+++ Material for the task

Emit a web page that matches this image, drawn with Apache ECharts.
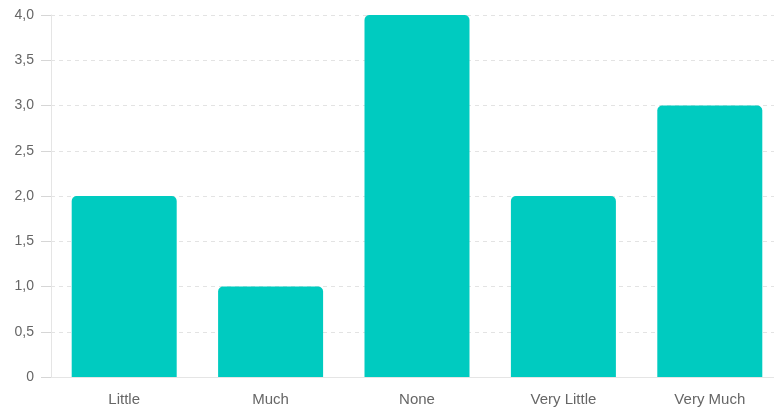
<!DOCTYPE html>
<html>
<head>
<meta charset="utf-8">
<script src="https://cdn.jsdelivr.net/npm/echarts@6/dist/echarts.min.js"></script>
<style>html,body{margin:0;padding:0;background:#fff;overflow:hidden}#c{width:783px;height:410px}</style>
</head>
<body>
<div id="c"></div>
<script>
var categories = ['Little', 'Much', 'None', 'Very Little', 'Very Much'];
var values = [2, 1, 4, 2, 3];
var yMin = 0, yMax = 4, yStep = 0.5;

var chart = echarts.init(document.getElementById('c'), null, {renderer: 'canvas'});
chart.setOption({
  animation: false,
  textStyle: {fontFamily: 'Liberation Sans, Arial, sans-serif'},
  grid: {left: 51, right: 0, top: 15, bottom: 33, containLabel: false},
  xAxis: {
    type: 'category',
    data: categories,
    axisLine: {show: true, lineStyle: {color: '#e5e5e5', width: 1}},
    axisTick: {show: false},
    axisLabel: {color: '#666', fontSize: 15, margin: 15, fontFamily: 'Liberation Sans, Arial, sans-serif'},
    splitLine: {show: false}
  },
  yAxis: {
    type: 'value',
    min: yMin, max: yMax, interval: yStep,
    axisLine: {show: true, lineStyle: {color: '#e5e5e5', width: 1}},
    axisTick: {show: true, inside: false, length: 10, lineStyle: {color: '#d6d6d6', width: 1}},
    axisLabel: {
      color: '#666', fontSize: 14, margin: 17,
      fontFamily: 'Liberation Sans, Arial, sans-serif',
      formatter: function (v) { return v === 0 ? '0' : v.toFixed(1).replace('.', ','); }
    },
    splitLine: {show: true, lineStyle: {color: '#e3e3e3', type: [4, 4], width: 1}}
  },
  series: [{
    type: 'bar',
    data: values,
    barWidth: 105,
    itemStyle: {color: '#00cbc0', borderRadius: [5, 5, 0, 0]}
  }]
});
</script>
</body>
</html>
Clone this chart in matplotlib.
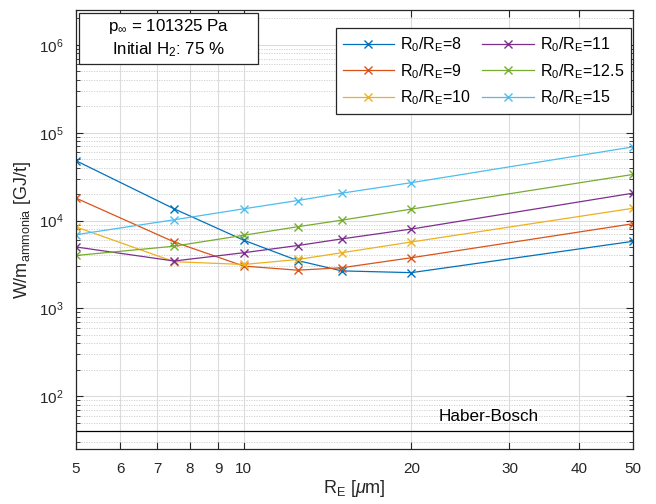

++++++

### Exercise description
Leave out the pictures and retype every line above exactly.

### Result below
Emit a web page that matches this image, drawn with Apache ECharts.
<!DOCTYPE html>
<html>
<head>
<meta charset="utf-8">
<script src="https://cdn.jsdelivr.net/npm/echarts@6/dist/echarts.min.js"></script>
<style>html,body{margin:0;padding:0;background:#fff;overflow:hidden}#c{width:783px;height:410px}</style>
</head>
<body>
<div id="c"></div>
<script>
var categories = ['Little', 'Much', 'None', 'Very Little', 'Very Much'];
var values = [2, 1, 4, 2, 3];
var yMin = 0, yMax = 4, yStep = 0.5;

var chart = echarts.init(document.getElementById('c'), null, {renderer: 'canvas'});
chart.setOption({
  animation: false,
  textStyle: {fontFamily: 'Liberation Sans, Arial, sans-serif'},
  grid: {left: 51, right: 0, top: 15, bottom: 33, containLabel: false},
  xAxis: {
    type: 'category',
    data: categories,
    axisLine: {show: true, lineStyle: {color: '#e5e5e5', width: 1}},
    axisTick: {show: false},
    axisLabel: {color: '#666', fontSize: 15, margin: 15, fontFamily: 'Liberation Sans, Arial, sans-serif'},
    splitLine: {show: false}
  },
  yAxis: {
    type: 'value',
    min: yMin, max: yMax, interval: yStep,
    axisLine: {show: true, lineStyle: {color: '#e5e5e5', width: 1}},
    axisTick: {show: true, inside: false, length: 10, lineStyle: {color: '#d6d6d6', width: 1}},
    axisLabel: {
      color: '#666', fontSize: 14, margin: 17,
      fontFamily: 'Liberation Sans, Arial, sans-serif',
      formatter: function (v) { return v === 0 ? '0' : v.toFixed(1).replace('.', ','); }
    },
    splitLine: {show: true, lineStyle: {color: '#e3e3e3', type: [4, 4], width: 1}}
  },
  series: [{
    type: 'bar',
    data: values,
    barWidth: 105,
    itemStyle: {color: '#00cbc0', borderRadius: [5, 5, 0, 0]}
  }]
});
</script>
</body>
</html>
Clone this chart in matplotlib.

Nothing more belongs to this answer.